Hélène (Cannes) a dit…

De bien jolis souvenirs... ne les mange pas tous, laisses-en un peu pour nous les raconter plus tard ! ;o)
Grosses bises
Hélène

Claude-Olivier Marti a dit…

Merci pour ce voyage! C'est beau les souvenirs...et ta photo est divine, tout comme ta recette, bravo

Amitiés
Claude

Anonyme a dit…

Comme tu nous fais voyager! On s'y croirait... C'est beau, fantastique! Merci beaucoup!

Anonyme a dit…

On s'y croirait....j'ai parfois l'impression que tu vis à côté de nous mais au ralenti, tu captes toujours tellement de détails, on dirait que tu parviens à faire régulièrement des arrêts sur image pour profiter de tout ce qui t'entoure. Merci de nous en faire profiter....

Anonyme a dit…

C'est bien agréable de faire un petit voyage après une journée de dur labeur.
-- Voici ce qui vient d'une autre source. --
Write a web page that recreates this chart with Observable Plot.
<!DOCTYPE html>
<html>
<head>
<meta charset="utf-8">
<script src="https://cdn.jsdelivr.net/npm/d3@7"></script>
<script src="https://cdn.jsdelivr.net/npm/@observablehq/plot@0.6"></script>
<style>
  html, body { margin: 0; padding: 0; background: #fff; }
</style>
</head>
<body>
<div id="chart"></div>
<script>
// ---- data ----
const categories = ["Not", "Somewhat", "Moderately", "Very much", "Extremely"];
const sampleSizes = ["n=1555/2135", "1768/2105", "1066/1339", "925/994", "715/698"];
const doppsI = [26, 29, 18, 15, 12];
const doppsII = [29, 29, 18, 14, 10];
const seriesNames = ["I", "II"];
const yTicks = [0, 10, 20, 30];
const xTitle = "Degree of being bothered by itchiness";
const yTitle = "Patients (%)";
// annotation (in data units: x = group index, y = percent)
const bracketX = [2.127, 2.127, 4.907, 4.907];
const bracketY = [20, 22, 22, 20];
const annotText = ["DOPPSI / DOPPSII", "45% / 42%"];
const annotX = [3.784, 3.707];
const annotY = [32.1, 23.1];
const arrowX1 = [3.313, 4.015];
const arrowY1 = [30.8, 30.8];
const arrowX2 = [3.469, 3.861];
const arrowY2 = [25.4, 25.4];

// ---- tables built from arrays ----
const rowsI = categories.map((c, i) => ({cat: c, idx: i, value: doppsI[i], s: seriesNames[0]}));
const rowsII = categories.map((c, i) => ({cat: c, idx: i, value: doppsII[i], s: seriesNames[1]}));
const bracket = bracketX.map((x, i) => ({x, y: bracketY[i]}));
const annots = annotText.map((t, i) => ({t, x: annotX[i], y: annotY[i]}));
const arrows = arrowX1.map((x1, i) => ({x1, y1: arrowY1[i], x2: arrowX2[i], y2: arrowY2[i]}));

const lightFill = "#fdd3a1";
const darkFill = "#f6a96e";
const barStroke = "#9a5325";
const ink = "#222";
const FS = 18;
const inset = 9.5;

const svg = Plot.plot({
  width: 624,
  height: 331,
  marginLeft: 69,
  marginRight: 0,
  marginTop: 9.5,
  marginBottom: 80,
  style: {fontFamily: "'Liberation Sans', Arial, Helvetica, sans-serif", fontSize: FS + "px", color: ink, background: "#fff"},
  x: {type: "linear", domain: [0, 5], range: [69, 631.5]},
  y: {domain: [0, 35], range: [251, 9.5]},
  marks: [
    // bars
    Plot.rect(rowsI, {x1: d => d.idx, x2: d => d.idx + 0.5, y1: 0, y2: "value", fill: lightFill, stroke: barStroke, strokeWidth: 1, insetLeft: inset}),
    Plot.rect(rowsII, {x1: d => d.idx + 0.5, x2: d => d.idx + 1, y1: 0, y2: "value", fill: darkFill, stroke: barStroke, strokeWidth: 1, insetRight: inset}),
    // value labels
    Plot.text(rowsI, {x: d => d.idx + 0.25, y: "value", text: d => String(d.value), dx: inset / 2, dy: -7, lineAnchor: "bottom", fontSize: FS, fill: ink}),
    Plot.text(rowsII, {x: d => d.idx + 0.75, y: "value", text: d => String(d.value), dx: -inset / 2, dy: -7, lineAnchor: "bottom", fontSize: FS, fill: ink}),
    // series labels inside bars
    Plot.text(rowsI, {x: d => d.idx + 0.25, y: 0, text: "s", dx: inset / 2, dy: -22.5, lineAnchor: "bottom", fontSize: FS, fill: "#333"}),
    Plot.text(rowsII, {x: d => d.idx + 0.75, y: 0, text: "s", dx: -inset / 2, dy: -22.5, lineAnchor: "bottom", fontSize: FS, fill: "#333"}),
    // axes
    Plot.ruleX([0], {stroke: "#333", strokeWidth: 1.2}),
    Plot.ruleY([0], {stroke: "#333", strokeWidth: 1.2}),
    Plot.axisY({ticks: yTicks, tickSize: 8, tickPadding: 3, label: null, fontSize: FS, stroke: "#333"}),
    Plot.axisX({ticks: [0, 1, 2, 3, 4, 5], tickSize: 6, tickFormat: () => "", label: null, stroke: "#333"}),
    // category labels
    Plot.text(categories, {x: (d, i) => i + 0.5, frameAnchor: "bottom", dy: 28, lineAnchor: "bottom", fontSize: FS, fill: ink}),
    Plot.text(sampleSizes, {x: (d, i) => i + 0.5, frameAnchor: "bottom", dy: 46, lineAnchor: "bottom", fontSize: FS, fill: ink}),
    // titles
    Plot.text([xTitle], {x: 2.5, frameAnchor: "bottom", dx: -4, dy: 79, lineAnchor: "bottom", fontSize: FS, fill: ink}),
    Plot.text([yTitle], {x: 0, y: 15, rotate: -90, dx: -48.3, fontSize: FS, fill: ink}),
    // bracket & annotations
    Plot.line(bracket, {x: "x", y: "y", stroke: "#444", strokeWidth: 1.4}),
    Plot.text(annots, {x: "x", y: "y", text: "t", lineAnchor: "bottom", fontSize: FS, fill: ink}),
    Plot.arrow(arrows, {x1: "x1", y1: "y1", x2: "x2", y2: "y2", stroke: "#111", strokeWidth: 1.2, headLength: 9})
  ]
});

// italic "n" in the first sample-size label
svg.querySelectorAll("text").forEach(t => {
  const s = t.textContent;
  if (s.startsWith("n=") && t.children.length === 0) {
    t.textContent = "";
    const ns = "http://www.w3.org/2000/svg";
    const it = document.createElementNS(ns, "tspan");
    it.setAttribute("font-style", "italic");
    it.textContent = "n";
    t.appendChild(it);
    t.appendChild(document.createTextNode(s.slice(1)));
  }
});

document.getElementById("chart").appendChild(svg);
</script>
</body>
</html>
C'est super reposant!!
De plus, la recette qui va avec est bien tentante

Anonyme a dit…

Je ne peux pas l'expliquer et je ne veux pas l'expliquer mais l'expression "manger ses souvenirs" me fait venir les larmes aux yeux. Il y a tant d'émotion et tant de souvenirs associés à cette expression.
Merci Gracianne pour ce magnifique texte.